In the China-Russian experiment, researchers found that even with a small power output of 30MW, the radio beam could create a large abnormal zone. But they also found that the effects dropped sharply after sunrise, as the man-made perturbation easily became lost in the noise created by sunlight.
“We are not playing God. We are not the only country teaming up with the Russians.

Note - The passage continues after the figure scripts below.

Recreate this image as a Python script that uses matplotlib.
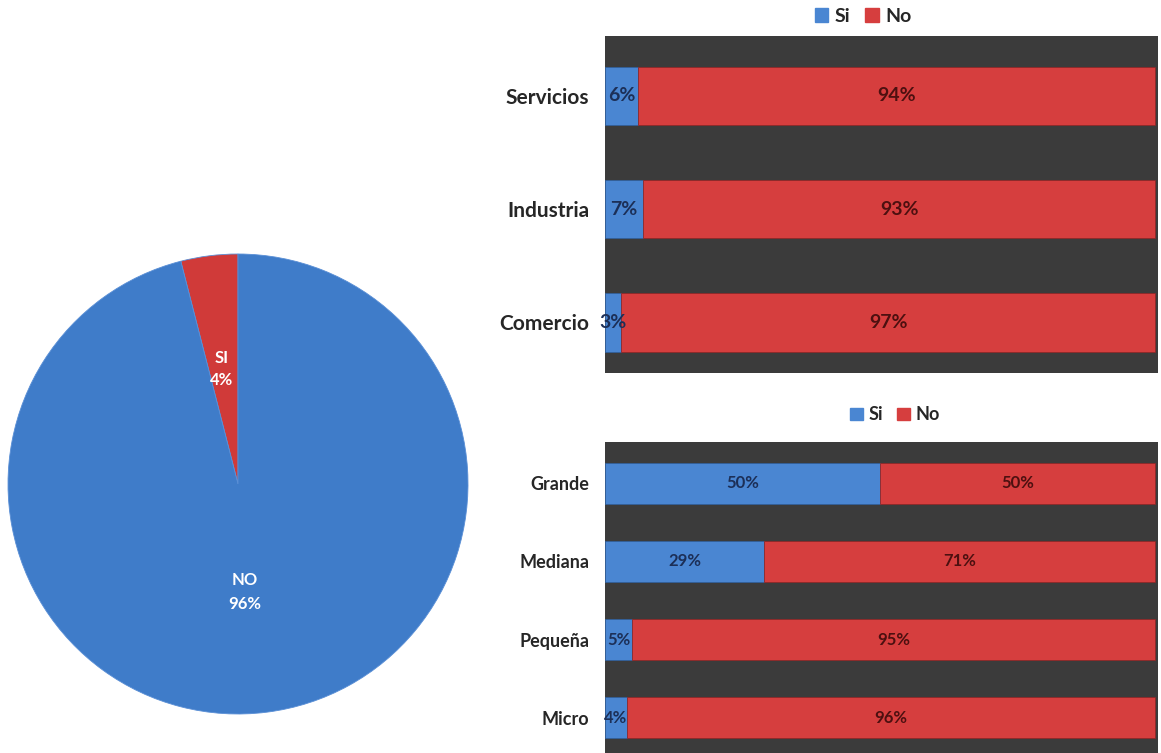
import matplotlib
matplotlib.use("Agg")
import matplotlib.pyplot as plt
import matplotlib.patches as mpatches

plt.rcParams["font.family"] = ["Lato", "DejaVu Sans"]

# datos
pie_labels = ["SI", "NO"]
pie_values = [4, 96]

sector_cats = ["Comercio", "Industria", "Servicios"]
sector_si = [3, 7, 6]
sector_no = [97, 93, 94]

size_cats = ["Micro", "Pequeña", "Mediana", "Grande"]
size_si = [4, 5, 29, 50]
size_no = [96, 95, 71, 50]

BLUE = "#4a86d2"
RED = "#d63e3e"
PIE_BLUE = "#3f7cc9"
PIE_RED = "#d03a39"
BG = "#3b3b3b"

W, H = 1161, 753
fig = plt.figure(figsize=(W / 100, H / 100), dpi=100)
fig.patch.set_facecolor("white")


def box(x0, y0, x1, y1):
    # pixel coords (top-left origin) -> figure fraction
    return [x0 / W, 1 - y1 / H, (x1 - x0) / W, (y1 - y0) / H]


# pastel
axp = fig.add_axes(box(8, 254, 468, 714))
wedges, _ = axp.pie(pie_values, colors=[PIE_RED, PIE_BLUE], startangle=90,
                    counterclock=True, radius=1,
                    wedgeprops=dict(edgecolor="#5a8fd6", linewidth=0.6))
axp.set_xlim(-1, 1)
axp.set_ylim(-1, 1)
axp.set_aspect("equal")
axp.text(-0.07, 0.50, f"{pie_labels[0]}\n{pie_values[0]}%", color="white",
         ha="center", va="center", fontsize=12, fontweight="bold", linespacing=1.4)
axp.text(0.03, -0.47, f"{pie_labels[1]}\n{pie_values[1]}%", color="white",
         ha="center", va="center", fontsize=12, fontweight="bold", linespacing=1.6)


def stacked(ax, cats, si, no, fs_lab, fs_val):
    ax.set_facecolor(BG)
    y = range(len(cats))
    ax.barh(y, si, color=BLUE, height=0.52, edgecolor="#2f5f9e", linewidth=0.5)
    ax.barh(y, no, left=si, color=RED, height=0.52, edgecolor="#8e2424", linewidth=0.5)
    for i in y:
        ax.text(si[i] / 2, i, f"{si[i]}%", ha="center", va="center",
                fontsize=fs_val, fontweight="bold", color="#1c2f57")
        ax.text(si[i] + no[i] / 2, i, f"{no[i]}%", ha="center", va="center",
                fontsize=fs_val, fontweight="bold", color="#4d1010")
    ax.set_xlim(0, 100.6)
    ax.set_yticks(list(y))
    ax.set_yticklabels(cats, fontsize=fs_lab, fontweight="bold", color="#262626")
    ax.tick_params(left=False, bottom=False, labelbottom=False, pad=8)
    for s in ax.spines.values():
        s.set_visible(False)


ax1 = fig.add_axes(box(605, 36, 1158, 373))
stacked(ax1, sector_cats, sector_si, sector_no, 15, 14)
ax1.set_ylim(-0.45, 2.53)

ax2 = fig.add_axes(box(605, 442, 1158, 759))
stacked(ax2, size_cats, size_si, size_no, 13, 12)
ax2.set_ylim(-0.53, 3.53)

handles = [mpatches.Patch(color=BLUE, label="Si"), mpatches.Patch(color=RED, label="No")]
for (cx, cy, fs) in [(863, 16, 14), (895, 415, 13)]:
    fig.legend(handles=handles, loc="center", bbox_to_anchor=(cx / W, 1 - cy / H),
               ncol=2, frameon=False, handlelength=0.7, handleheight=0.7,
               handletextpad=0.3, columnspacing=0.8,
               prop=dict(size=fs, weight="bold"), labelcolor="#262626")

plt.savefig("out.png", dpi=100)
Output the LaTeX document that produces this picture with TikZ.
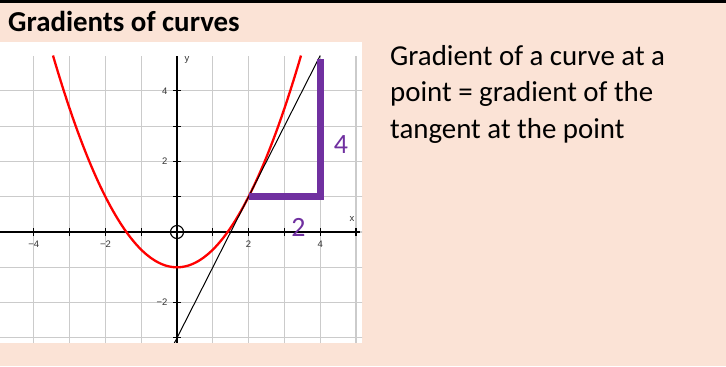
\documentclass[tikz,border=0pt]{standalone}
\usepackage{fontspec}
\setmainfont{Carlito}
\newfontfamily\axfont{Liberation Sans}
\definecolor{peach}{HTML}{FBE3D6}
\definecolor{gridgray}{HTML}{CBCBCB}
\definecolor{purp}{HTML}{7030A0}
\definecolor{ticktext}{HTML}{333333}
\tikzset{
  gridline/.style={draw=gridgray, line width=1.1bp},
  axisline/.style={draw=black, line width=1.1bp},
  ticklab/.style={font=\axfont\fontsize{9.5}{11}\selectfont, text=ticktext, inner sep=0pt},
  purplab/.style={font=\fontsize{28}{32}\selectfont, text=purp, inner sep=0pt},
  bodytext/.style={anchor=base west, font=\fontsize{29}{36.5}\selectfont, inner sep=0pt},
}
\begin{document}
\begin{tikzpicture}[x=1bp,y=-1bp]
\fill[peach] (0,0) rectangle (726,366);
\useasboundingbox (0,0) rectangle (726,366);
\fill[black] (0,0) rectangle (726,3);
\node[anchor=base west, font=\fontsize{29}{35}\selectfont\bfseries, inner sep=0pt] (title) at (8,31) {Gradients of curves};
\node[bodytext] (body1) at (390,65) {Gradient of a curve at a};
\node[bodytext] (body2) at (390,101.5) {point = gradient of the};
\node[bodytext] (body3) at (390,138) {tangent at the point};
\fill[white] (0,42) rectangle (362,343);
\begin{scope}[shift={(177,232)}, x=35.8bp, y=35.3bp]
  \clip (-4.944,-3.144) rectangle (5.168,5.4);
  % grid
  \foreach \i in {-4,...,5} \draw[gridline] (\i,-3.2) -- (\i,5);
  \foreach \j in {-3,...,4} \draw[gridline] (-5,\j) -- (5.2,\j);
  % axes
  \draw[axisline] (-5,0) -- (5.1,0);
  \draw[axisline] (0,-3.2) -- (0,5);
  \foreach \i in {-4,...,5} \draw[axisline] (\i,-0.11) -- (\i,0.11);
  \foreach \j in {-3,...,4} \draw[axisline] (-0.11,\j) -- (0.11,\j);
  \draw[axisline] (0,0) circle[radius=6.5bp];
  % tick labels
  \node[ticklab, anchor=north] (xm4) at (-4,-0.24) {−4};
  \node[ticklab, anchor=north] (xm2) at (-2,-0.24) {−2};
  \node[ticklab, anchor=north] (xp2) at (2,-0.24) {2};
  \node[ticklab, anchor=north] (xp4) at (4,-0.24) {4};
  \node[ticklab, anchor=east] (yp4) at (-0.26,4) {4};
  \node[ticklab, anchor=east] (yp2) at (-0.26,2) {2};
  \node[ticklab, anchor=east] (ym2) at (-0.26,-2) {−2};
  \node[ticklab] (xlab) at (4.89,0.37) {x};
  \node[ticklab] (ylab) at (0.28,4.87) {y};
  % curve and tangent
  \draw[red, line width=2.3bp, domain=-3.464:3.464, samples=100] plot (\x,{0.5*\x*\x-1});
  \draw[black, line width=1bp] (-0.1,-3.2) -- (4,5);
  % gradient triangle
  \draw[purp, line width=7bp] (2,1) -- (4,1) -- (4,4.9);
  \node[purplab] (run) at (3.39,0.14) {2};
  \node[purplab] (rise) at (4.58,2.49) {4};
\end{scope}
\end{tikzpicture}
\end{document}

Other countries have done similar things,” said another researcher who was involved in the project and asked not to be named because of the sensitivity of the issue.
The Sura facility has also conducted joint research with France and the United States, according to papers published in academic journals.
The National Centre for Space Studies, a French government agency under the supervision of the ministries of defence and research, has deployed the micro satellite Demeter to monitor Sura’s radio emissions.
The Defence Meteorological Satellite Programme run by the US Department of Defence also contributed fly-by data in several heating experiments conducted at the Russian site before 2012.
The countries were willing to collaborate in part because many scientific and technical problems remain to be solved, the Chinese researcher said.
For example, though there is general consensus that human disturbances can cause the irregularities, how they happened and why remains a subject of debate, with different research teams providing varied explanations.
Professor Gong Shuhong, a military communication technology researcher at Xidian University, formerly the Radio School of the Central Military Committee, said he had been closely following the Russia-China heating experiment. “The energy emitted was too low to trigger a global environmental event,” he said. “Human influence is still very small compared to the power of Mother Nature. But the impact to a small region is possible.”
In theory, a butterfly flapping its wings might be amplified in a sophisticated weather system and cause a storm in a distant location several weeks later. “Such studies must strictly follow ethical guidelines,” Gong said. “Whatever they do, it must not cause harm to the people living on this planet.”